You can learn more about it for example [here](https://docs.nvidia.com/deeplearning/frameworks/user-guide/index.html).

Thanks for the prompt response. I am using a mac, it has no NVIDIA GPU.

running the container with GPU support enabled --gpus all just gives me a similar error,

(base) ➜  counterfeit-model-triton-server git:(feature/grpc) ✗ docker run --rm -it --gpus all  -p8000:8000 -p8001:8001 -p8002:8002 \
-v /Users/aj/counterfeit-model-triton-server/model_repository:/models \
tritonserver:dali-latest \
tritonserver --model-repository=/models
docker: Error response from daemon: failed to create shim task: OCI runtime create failed: runc create failed: unable to start container process: error during container init: error running hook #0: error running hook: exit status 1, stdout: , stderr: Auto-detected mode as 'legacy'
nvidia-container-cli: initialization error: load library failed: libnvidia-ml.so.1: cannot open shared object file: no such file or directory: unknown.
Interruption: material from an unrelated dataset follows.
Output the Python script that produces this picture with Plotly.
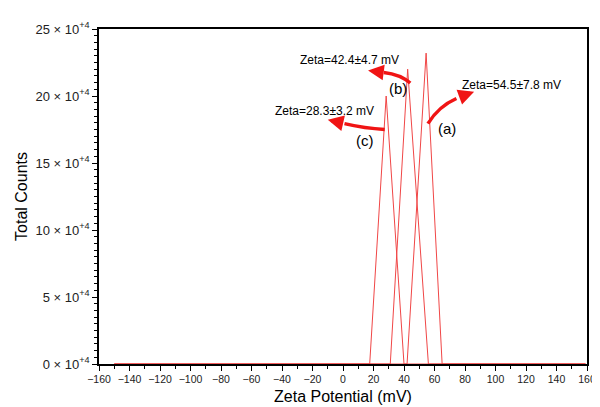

Do I need to run this on a gpu enabled device ? My code will eventually run on an EC2 with a GPU, I am hoping for a workaround so I can test my code locally.

JanuszL commented 12 months ago

Hi @aj2622,

Now I understand your intention to run TRITON and DALI on the CPU only. To achieve that please set the device_id in the pipeline to None to avoid any interaction with the GPU:

@pipeline_def(batch_size=0, num_threads=1, device_id=None)
aj2622 commented 12 months ago

Thanks ! That resolved my issue.